Re “Neocons Lay Siege to the Ivory Towers,” Commentary, May 4: Professor Saree Makdisi’s perspective on the “Academic Bill of Rights” does not take into account the power a teacher has over young students. If that teacher has a particular bias or view and does not accept that there happens to be another view just as valid, and he does not allow the freedom of his students to hear or express that view, he is abusing his power in order to deny the academic freedoms of his students.

The occurrence at Columbia University, in which a professor disallowed the sharing of multiple Middle East viewpoints and actually verbally abused students attempting to express a point of view different than the professor’s, is the perfect example of why the “Academic Bill of Rights” is needed.

There is no justification for a professor denying his students access to fairly hearing both sides of that issue. Allowing college students to hear both sides of an issue should not be threatening to Makdisi. After all, isn’t that what freedom of expression is all about?


Lou Averbach

Santa Monica


There are not too many good things coming from the left coast these days, but the California Senate in SB 5 is considering something good and reasonable. The so-called Student Bill of Rights, adapted from David Horowitz’s “Academic Bill of Rights,” is designed to diversify, not stultify, academic thinking in public universities. Many on the left are horrified even to think it possible.

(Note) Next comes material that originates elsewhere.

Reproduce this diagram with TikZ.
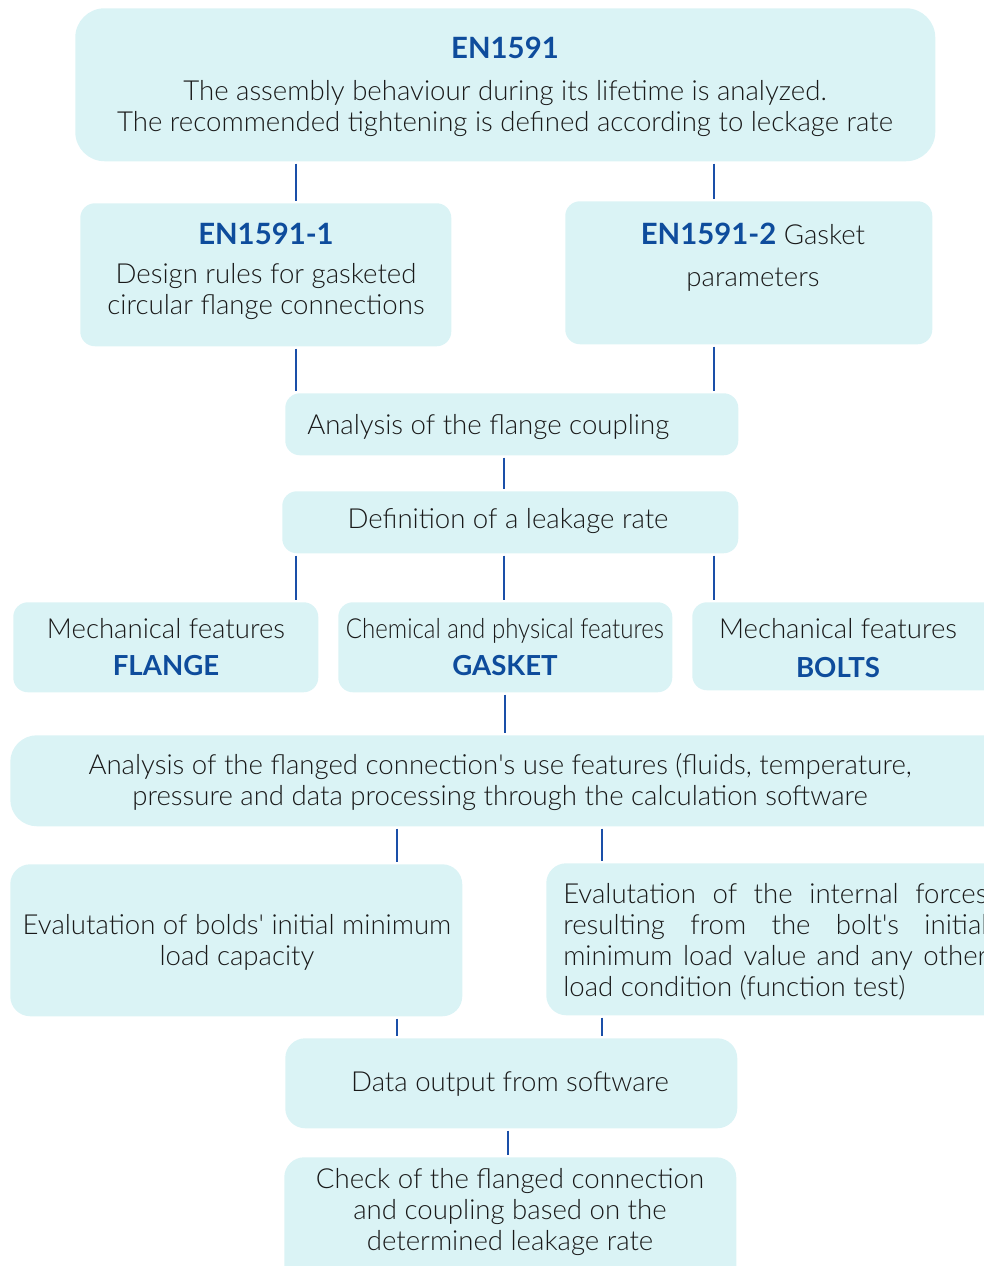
\documentclass[tikz,border=0pt]{standalone}
\usepackage{fontspec}
\setmainfont{Lato}[UprightFont=* Light, BoldFont=* Bold]
\definecolor{boxfill}{RGB}{218,243,245}
\definecolor{hblue}{RGB}{14,76,156}
\definecolor{lblue}{RGB}{26,79,168}
\definecolor{txt}{RGB}{25,25,25}
\begin{document}
\begin{tikzpicture}[x=0.75pt,y=-0.75pt,
  box/.style={fill=boxfill, draw=none, rounded corners=11pt, inner sep=0pt, anchor=north west},
  lbl/.style={text=txt, align=center, inner sep=0pt, font=\fontsize{20.7}{23.25}\selectfont},
  conn/.style={draw=lblue, line width=1.1pt, shorten <=1.5pt, shorten >=1.5pt}]
\useasboundingbox (0,0) rectangle (984,1266);
\clip (0,0) rectangle (984,1266);
\newcommand{\bl}[1]{\textbf{\color{hblue}#1}}
\newcommand{\blh}[1]{{\fontsize{22}{23.25}\selectfont\textbf{\color{hblue}#1}}}
\newcommand{\sq}{\textquotesingle}
\newcommand{\jl}[1]{\makebox[318pt][s]{#1}}
% boxes
\node[box, rounded corners=22pt, minimum width=645pt, minimum height=114.75pt] (top) at (75,8) {};
\node[box, minimum width=278.25pt, minimum height=107.25pt] (en1) at (80,203) {};
\node[box, minimum width=275.25pt, minimum height=107.25pt] (en2) at (565,201) {};
\node[box, minimum width=339.75pt, minimum height=46.5pt] (afc) at (285,393) {};
\node[box, minimum width=342pt, minimum height=46.5pt] (def) at (282,491) {};
\node[box, minimum width=228.75pt, minimum height=67.5pt] (fl) at (13,602) {};
\node[box, minimum width=250.5pt, minimum height=67.5pt] (ga) at (338,602) {};
\node[box, minimum width=232.5pt, minimum height=66pt] (bo) at (692,602) {};
\node[box, rounded corners=20pt, minimum width=750pt, minimum height=68.25pt] (big) at (10,735) {};
\node[box, rounded corners=15pt, minimum width=339pt, minimum height=114pt] (evl) at (10,864) {};
\node[box, rounded corners=15pt, minimum width=345pt, minimum height=114pt] (evr) at (546,863) {};
\node[box, rounded corners=15pt, minimum width=339pt, minimum height=67.5pt] (dat) at (285,1038) {};
\node[box, rounded corners=15pt, minimum width=339pt, minimum height=100pt] (chk) at (284,1157) {};
% texts
\node[lbl] (topt) at (505,87) {\blh{EN1591}\\[8pt]The assembly behaviour during its lifetime is analyzed.\\The recommended tightening is defined according to leckage rate};
\node[lbl] (en1t) at (266,271) {\blh{EN1591-1}\\[6pt]Design rules for gasketed\\circular flange connections};
\node[lbl] (en2t) at (753,257) {\blh{EN1591-2} Gasket\\[8pt]parameters};
\node[lbl, anchor=west] (afct) at (307,427) {Analysis of the flange coupling};
\node[lbl] (deft) at (508,521) {Definition of a leakage rate};
\node[lbl] (flt) at (166,647) {Mechanical features\\[5pt]\bl{FLANGE}};
\node[lbl] (gat) at (505,647) {\scalebox{0.87}[1]{Chemical and physical features}\\[5pt]\bl{GASKET}};
\node[lbl] (bot) at (838,648.5) {Mechanical features\\[6pt]\bl{BOLTS}};
\node[lbl] (bigt) at (500,782.5) {Analysis of the flanged connection\sq s use features (fluids, temperature,\\pressure and data processing through the calculation software};
\node[lbl] (evlt) at (237,942) {Evalutation of bolds\sq\ initial minimum\\load capacity};
\node[lbl, anchor=west, align=left] (evrt) at (563,941.5) {\jl{Evalutation of the internal forces}\\\jl{resulting from the bolt\sq s initial}\\\jl{minimum load value and any other}\\load condition (function test)};
\node[lbl] (datt) at (510,1084) {Data output from software};
\node[lbl] (chkt) at (510,1212.5) {Check of the flanged connection\\and coupling based on the\\determined leakage rate};
% connector columns
\coordinate (c296) at (296,0);
\coordinate (c714) at (714,0);
\coordinate (c504) at (504,0);
\coordinate (c505) at (505,0);
\coordinate (c397) at (397,0);
\coordinate (c602) at (602,0);
\coordinate (c508) at (508,0);
\draw[conn] (top.south -| c296) -- (en1.north -| c296);
\draw[conn] (top.south -| c714) -- (en2.north -| c714);
\draw[conn] (en1.south -| c296) -- (afc.north -| c296);
\draw[conn] (en2.south -| c714) -- (afc.north -| c714);
\draw[conn] (afc.south -| c504) -- (def.north -| c504);
\draw[conn] (def.south -| c296) -- (fl.north -| c296);
\draw[conn] (def.south -| c504) -- (ga.north -| c504);
\draw[conn] (def.south -| c714) -- (bo.north -| c714);
\draw[conn] (ga.south -| c505) -- (big.north -| c505);
\draw[conn] (big.south -| c397) -- (evl.north -| c397);
\draw[conn] (big.south -| c602) -- (evr.north -| c602);
\draw[conn] (evl.south -| c397) -- (dat.north -| c397);
\draw[conn] (evr.south -| c602) -- (dat.north -| c602);
\draw[conn] (dat.south -| c508) -- (chk.north -| c508);
\end{tikzpicture}
\end{document}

Makdisi, in typical liberal fashion, helps defeat his own position by pointing out features of the Student Bill of Rights.

Ernest Norsworthy

Rowland Heights


Makdisi claims that I am “among the active proponents of the ‘Academic Bill of Rights’ legislation at the state level.” I have never expressed any opinion on the legislation.

I have actively supported the International Studies in Higher Education Act (reintroduced in the new Congress as HR 509). Makdisi states that the bill would make federally funded academic programs in area studies “better reflect the national needs related to homeland security.” In fact, the bill speaks more broadly of improving programs to “better reflect the national needs related to the homeland security, international education and international affairs.”

All Americans recognize the need for improvement of our performance in security, education (including foreign languages) and diplomacy. The proposed legislation would encourage just that.

As a professor of English, Makdisi should be a model of precision and a bulwark against selective quotation.


Martin Kramer

Washington Institute for Near East Policy


Let me see if I understand correctly the complaints of the neoconservatives now. They began in the 1970s complaining about American universities, and created their alternative academia with a series of think tanks designed to give them the research results that confirmed their convictions. That is the opposite of academic freedom.

They continued hammering on political correctness in the 1990s and now seem to want to pass laws to impose their own sort of political correctness. That is called hypocrisy.

When they continue to hammer their message of being the oppressed minority in universities and other institutions even when they are in power, that is called demagoguery.

All of this is a progression that leads to a place we have seen before. It is called fascism.